Les épidémies : informer sans faire peur
L'histoire de l'humanité, c'est d'abord l'histoire des grandes peurs qui l'ont jalonnée, des peurs irrationnelles qui surviennent en réaction à des phénomènes incompris. Il y a deux mille ans, les Gaulois avaient peur que le ciel ne leur tombe dessus; les chrétiens d'occident étaient terrifiés par le passage de l'an mil suite auquel, pensaient-ils, satan pourrait surgir de l'abîme et provoquer la fin du monde; en 1938, une émission de radio d'Orson Welles sur la " guerre des mondes " provoqua une panique chez les Américains persuadés que les martiens allaient débarquer; dans les années 50, la crise de Berlin, en pleine guerre froide, fit craindre au monde entier le déclenchement d'une nouvelle guerre mondiale, nucléaire cette fois-ci.
On aurait tort de considérer ces réactions comme faisant partie d'un passé révolu dominé par les superstitions et l'obscurantisme: Il y a dix ans, en 1999, des illuminés et notamment le couturier franco-espagnol, Paco Rabane, se fondant sur de prétendues prophéties de Nostradamus annoncèrent la fin du monde qui devait coïncider avec l'éclipse totale du soleil, le 11 aout de la même année. Evidemment, rien de cela ne s'était produit et notre cher couturier qui s'était réfugié dans une grotte, en Savoie dut, tout penaud, présenter ses excuses aux Français.
L'émergence de maladies inconnues
Il faut croire que ces grandes peurs sont consubstantielles à l'homme car plus l'humanité évolue, plus les connaissances qu'elle acquiert suscite des interrrogations et plus elle se réfugie dans l'irrationnel. Les charlatans de tout acabit ont de beaux jours devant eux. Cela est particulièrement vrai dans un domaine où, les avancées ont été les plus spectaculaires: la médecine. Car c'est, paradoxalement, là où les spécialités alternatives ou complémentaires dont certaines relèvent de l'escroquerie ont prospéré.

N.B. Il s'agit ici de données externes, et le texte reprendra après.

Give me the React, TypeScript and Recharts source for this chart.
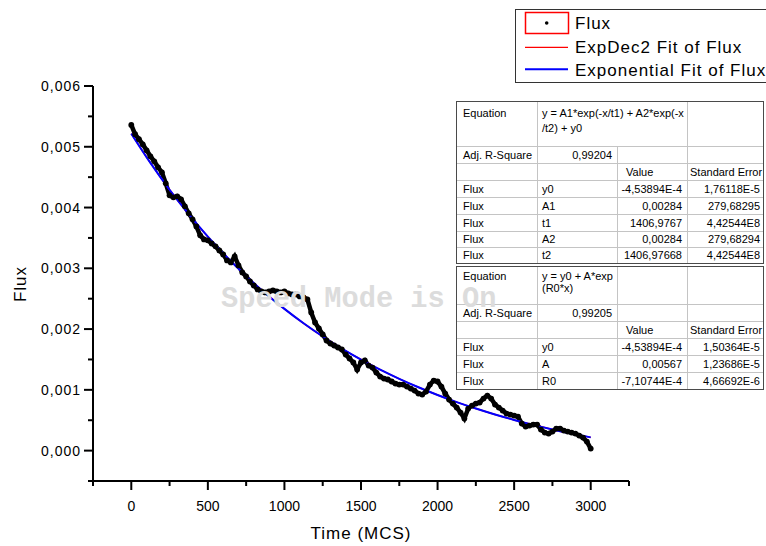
import React from 'react';
import { ComposedChart, Line, XAxis, YAxis } from 'recharts';

const FONT = '"Liberation Sans", Arial, sans-serif';

// Flux samples (time in MCS)
const fluxTime = [
  0, 25, 50, 75, 100, 125, 150, 175, 200, 225,
  250, 275, 300, 325, 350, 375, 400, 425, 450, 475,
  500, 525, 550, 575, 600, 625, 650, 675, 700, 725,
  750, 775, 800, 825, 850, 875, 900, 925, 950, 975,
  1000, 1025, 1050, 1075, 1100, 1125, 1150, 1175, 1200, 1225,
  1250, 1275, 1300, 1325, 1350, 1375, 1400, 1425, 1450, 1475,
  1500, 1525, 1550, 1575, 1600, 1625, 1650, 1675, 1700, 1725,
  1750, 1775, 1800, 1825, 1850, 1875, 1900, 1925, 1950, 1975,
  2000, 2025, 2050, 2075, 2100, 2125, 2150, 2175, 2200, 2225,
  2250, 2275, 2300, 2325, 2350, 2375, 2400, 2425, 2450, 2475,
  2500, 2525, 2550, 2575, 2600, 2625, 2650, 2675, 2700, 2725,
  2750, 2775, 2800, 2825, 2850, 2875, 2900, 2925, 2950, 2975,
  3000,
];

const fluxValues = [
  0.005360, 0.005206, 0.005124, 0.005041, 0.004942, 0.004843, 0.004761, 0.004662, 0.004580, 0.004399,
  0.004201, 0.004168, 0.004185, 0.004135, 0.004020, 0.003904, 0.003806, 0.003690, 0.003542, 0.003476,
  0.003460, 0.003410, 0.003361, 0.003295, 0.003229, 0.003130, 0.003097, 0.003196, 0.003048, 0.002932,
  0.002867, 0.002784, 0.002718, 0.002652, 0.002619, 0.002603, 0.002619, 0.002636, 0.002619, 0.002603,
  0.002619, 0.002587, 0.002570, 0.002570, 0.002537, 0.002521, 0.002488, 0.002273, 0.002109, 0.002010,
  0.001911, 0.001812, 0.001763, 0.001730, 0.001697, 0.001664, 0.001582, 0.001516, 0.001450, 0.001334,
  0.001450, 0.001483, 0.001400, 0.001367, 0.001285, 0.001219, 0.001186, 0.001170, 0.001137, 0.001104,
  0.001087, 0.001087, 0.001054, 0.001021, 0.000988, 0.000939, 0.000923, 0.000972, 0.001087, 0.001153,
  0.001137, 0.001054, 0.000939, 0.000840, 0.000774, 0.000708, 0.000626, 0.000527, 0.000692, 0.000741,
  0.000774, 0.000791, 0.000857, 0.000906, 0.000857, 0.000758, 0.000708, 0.000659, 0.000610, 0.000593,
  0.000577, 0.000560, 0.000445, 0.000395, 0.000412, 0.000428, 0.000428, 0.000346, 0.000297, 0.000280,
  0.000313, 0.000362, 0.000362, 0.000329, 0.000313, 0.000297, 0.000280, 0.000247, 0.000214, 0.000148,
  0.000033,
];

// fitted curves (both fits land on the same curve)
const fitTime = [
  0, 125, 250, 375, 500, 625, 750, 875, 1000, 1125, 1250, 1375, 1500,
  1625, 1750, 1875, 2000, 2125, 2250, 2375, 2500, 2625, 2750, 2875, 3000,
];
const expDec2Fit = [
  0.005216, 0.004734, 0.004293, 0.003890, 0.003520, 0.003182, 0.002873, 0.002590, 0.002332,
  0.002095, 0.001878, 0.001680, 0.001499, 0.001332, 0.001181, 0.001042, 0.000915, 0.000798,
  0.000692, 0.000594, 0.000505, 0.000424, 0.000349, 0.000281, 0.000218,
];
const exponentialFit = [
  0.005216, 0.004734, 0.004293, 0.003890, 0.003520, 0.003182, 0.002873, 0.002590, 0.002332,
  0.002095, 0.001878, 0.001680, 0.001499, 0.001332, 0.001181, 0.001042, 0.000915, 0.000798,
  0.000692, 0.000594, 0.000505, 0.000424, 0.000349, 0.000281, 0.000218,
];

const xTicks = [-250, 0, 250, 500, 750, 1000, 1250, 1500, 1750, 2000, 2250, 2500, 2750, 3000, 3250];
const yTicks = [
  -0.0005, 0, 0.0005, 0.001, 0.0015, 0.002, 0.0025, 0.003, 0.0035, 0.004, 0.0045, 0.005, 0.0055, 0.006,
];

const chartRows = fluxTime.map((t, i) => {
  const k = fitTime.indexOf(t);
  return {
    t,
    flux: fluxValues[i],
    expDec2: k >= 0 ? expDec2Fit[k] : null,
    exponential: k >= 0 ? exponentialFit[k] : null,
  };
});

function XTick(props: any) {
  const { x, y, payload } = props;
  const v = payload.value;
  const major = v % 500 === 0 && v >= 0 && v <= 3000;
  return (
    <g>
      <line x1={x} x2={x} y1={y} y2={y + (major ? 9 : 5)} stroke="#000" strokeWidth={2} />
      {major && (
        <text x={x} y={y + 25} textAnchor="middle" dominantBaseline="central"
          fontFamily={FONT} fontSize={14} fill="#000">{v}</text>
      )}
    </g>
  );
}

function YTick(props: any) {
  const { x, y, payload } = props;
  const v = payload.value;
  const major = Math.abs(v * 1000 - Math.round(v * 1000)) < 1e-6;
  return (
    <g>
      <line x1={x - (major ? 9 : 5)} x2={x} y1={y} y2={y} stroke="#000" strokeWidth={2} />
      {major && (
        <text x={x - 12} y={y} textAnchor="end" dominantBaseline="central"
          fontFamily={FONT} fontSize={14} letterSpacing={1} fill="#000">
          {v.toFixed(3).replace('.', ',')}
        </text>
      )}
    </g>
  );
}

type Cell = { text: string | string[]; align?: 'l' | 'r'; span?: number };
const L = (text: string | string[], span = 1): Cell => ({ text, align: 'l', span });
const R = (text: string): Cell => ({ text, align: 'r' });

const table1 = [
  [L('Equation'), L(['y = A1*exp(-x/t1) + A2*exp(-x', '/t2) + y0'], 2), L('')],
  [L('Adj. R-Square'), R('0,99204'), L(''), L('')],
  [L(''), L(''), L('Value'), L('Standard Error')],
  [L('Flux'), L('y0'), R('-4,53894E-4'), R('1,76118E-5')],
  [L('Flux'), L('A1'), R('0,00284'), R('279,68295')],
  [L('Flux'), L('t1'), R('1406,9767'), R('4,42544E8')],
  [L('Flux'), L('A2'), R('0,00284'), R('279,68294')],
  [L('Flux'), L('t2'), R('1406,97668'), R('4,42544E8')],
];

const table2 = [
  [L('Equation'), L(['y = y0 + A*exp', '(R0*x)']), L(''), L('')],
  [L('Adj. R-Square'), R('0,99205'), L(''), L('')],
  [L(''), L(''), L('Value'), L('Standard Error')],
  [L('Flux'), L('y0'), R('-4,53894E-4'), R('1,50364E-5')],
  [L('Flux'), L('A'), R('0,00567'), R('1,23686E-5')],
  [L('Flux'), L('R0'), R('-7,10744E-4'), R('4,66692E-6')],
];

const colWidths = [80, 80, 70, 76];
const padLeft = [6, 4, 8, 2];
const padRight = [5, 5, 5, 3];

function FitTable({ left, top, rows, rowHeights, lineHeight, padTop }: any) {
  const totalW = colWidths.reduce((a, b) => a + b, 0);
  const totalH = rowHeights.reduce((a: number, b: number) => a + b, 0);
  const cells: any[] = [];
  let y = 0;
  rows.forEach((row: Cell[], ri: number) => {
    let x = 0;
    let ci = 0;
    row.forEach((cell, k) => {
      if (ci >= colWidths.length) return;
      const span = cell.span || 1;
      let w = 0;
      for (let s = 0; s < span; s++) w += colWidths[ci + s];
      const lines = Array.isArray(cell.text) ? cell.text : [cell.text];
      const head = ri === 0;
      cells.push(
        <div key={ri + '-' + k} style={{
          position: 'absolute', left: x, top: y, width: w, height: rowHeights[ri],
          boxSizing: 'border-box',
          borderLeft: ci > 0 ? '1px solid #c4c4c4' : 'none',
          borderTop: ri > 0 ? '1px solid #c4c4c4' : 'none',
          display: 'flex', flexDirection: 'column',
          justifyContent: head ? 'flex-start' : 'center',
          alignItems: cell.align === 'r' ? 'flex-end' : 'flex-start',
          paddingLeft: padLeft[ci], paddingRight: padRight[ci + span - 1],
          paddingTop: head ? padTop : 0,
          whiteSpace: 'nowrap',
        }}>
          {lines.map((line, li) => (
            <div key={li} style={{ lineHeight: lineHeight + 'px', height: lineHeight }}>{line}</div>
          ))}
        </div>
      );
      x += w;
      ci += span;
    });
    y += rowHeights[ri];
  });
  return (
    <div style={{
      position: 'absolute', left, top, width: totalW, height: totalH, background: '#fff',
      fontFamily: FONT, fontSize: 11, color: '#000',
    }}>
      {cells}
      <div style={{
        position: 'absolute', left: -1, top: -1, width: totalW + 2, height: totalH + 2,
        boxSizing: 'border-box', border: '1px solid #4a4a4a',
      }} />
    </div>
  );
}

export default function App() {
  return (
    <div style={{ position: 'absolute', left: 0, top: 0, width: 766, height: 546, background: '#fff', overflow: 'hidden' }}>
      <ComposedChart width={766} height={546} data={chartRows}
        margin={{ top: 86, right: 137, bottom: 25, left: 0 }}>
        <XAxis dataKey="t" type="number" domain={[-250, 3250]} ticks={xTicks} interval={0}
          height={40} tickSize={0} tickMargin={0} tickLine={false}
          axisLine={{ stroke: '#000', strokeWidth: 2 }} tick={(p: any) => <XTick {...p} />} />
        <YAxis type="number" domain={[-0.0005, 0.006]} ticks={yTicks} interval={0}
          width={93} tickSize={0} tickMargin={0} tickLine={false}
          axisLine={{ stroke: '#000', strokeWidth: 2 }} tick={(p: any) => <YTick {...p} />} />
        <Line dataKey="flux" type="linear" stroke="#000" strokeWidth={4.5}
          dot={{ r: 2.9, fill: '#000', stroke: '#000', strokeWidth: 0 }} activeDot={false}
          isAnimationActive={false} />
        <Line dataKey="expDec2" type="monotone" stroke="#ff0000" strokeWidth={1.5} dot={false}
          connectNulls activeDot={false} isAnimationActive={false} />
        <Line dataKey="exponential" type="monotone" stroke="#0000ff" strokeWidth={2} dot={false}
          connectNulls activeDot={false} isAnimationActive={false} />
      </ComposedChart>

      <FitTable left={457} top={102} rows={table1}
        rowHeights={[44, 17, 17, 17, 17, 17, 16, 16]} lineHeight={15} padTop={4} />
      <FitTable left={457} top={267} rows={table2}
        rowHeights={[37, 17, 17, 17, 17, 17]} lineHeight={12} padTop={3} />

      <svg width={766} height={546} style={{ position: 'absolute', left: 0, top: 0, pointerEvents: 'none' }}>
        <text x={361} y={533} textAnchor="middle" dominantBaseline="central" fontFamily={FONT}
          fontSize={17} letterSpacing={1} fill="#000">Time (MCS)</text>
        <text transform="translate(20,284) rotate(-90)" textAnchor="middle" dominantBaseline="central"
          fontFamily={FONT} fontSize={17} letterSpacing={1} fill="#000">Flux</text>

        <rect x={515.5} y={9.5} width={260} height={73} fill="#fff" stroke="#333" />
        <rect x={525.5} y={12.5} width={43} height={21} fill="none" stroke="#ff0000" strokeWidth={1.5} />
        <circle cx={546.7} cy={23} r={1.8} fill="#000" />
        <text x={575} y={23} dominantBaseline="central" fontFamily={FONT} fontSize={17} letterSpacing={1} fill="#000">Flux</text>
        <line x1={525} x2={568} y1={47.3} y2={47.3} stroke="#ff0000" strokeWidth={1.2} />
        <text x={575} y={47} dominantBaseline="central" fontFamily={FONT} fontSize={17} letterSpacing={1} fill="#000">ExpDec2 Fit of Flux</text>
        <line x1={525} x2={568} y1={69.3} y2={69.3} stroke="#0000ff" strokeWidth={2} />
        <text x={575} y={70} dominantBaseline="central" fontFamily={FONT} fontSize={17} letterSpacing={1} fill="#000">Exponential Fit of Flux</text>

        <text x={221} y={307} fontFamily='"Liberation Mono", monospace' fontSize={28.7} fontWeight="bold" fill="#dcdcdc">Speed Mode is On</text>
      </svg>
    </div>
  );
}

C'est que cette dernière décennie a été marquée par l'émergence de maladies totalement inconnues jusque-là dont la médecine allopathique peine encore à trouver les remèdes adéquats et qui sont liées pour l'essentiel au progrès ou à l'idée qu'on se fait généralement du progès, le toujours plus : la pollution, l'élevage intensif qui a fait se transformer en carnivores des animaux herbivores, les OGM dont on ne connait pas encore les effets sur la santé de l'homme, tout cela a généré des maladies comme la maladie de la vache folle, la grippe aviaire et plus récemment la grippe A ou la réapparition de maladies qu'on croyait éradiquées comme la tuberculose, le choléra et la peste. Ces maladies,parce qu'elles nous renvoient aux grandes épidémies qui avaient décimé des dizaines de millions de personnes dans le passé, provoquent des réactions de peur irrationnelles.
La différence est qu'elles n'ont pas causé les mêmes dégâts. La raison réside dans la qualité de la vie que connait une grande partie de l'humanité, aujourd'hui, grâce à l'éducation, la salubrité des logements, l'hygiène, la qualité des soins médicaux, les mesures prophylactiques et surtout l'information du public rendant, ainsi, hautement improbable la survenue de pandémies comparables à celles du passé même dans les contrées les plus déshéritées du globe grâce à la mobilisation de la Communauté internationale. Reste à trouver le dosage idéal pour informer et sensibiliser le public sans provoquer cette peur panique qui sommeille en chacun de nous comme cela s'est vérifié dernièrement en Inde et qui peut provoquer autant de dégâts que la maladie elle même. Ni trop, ni trop peu.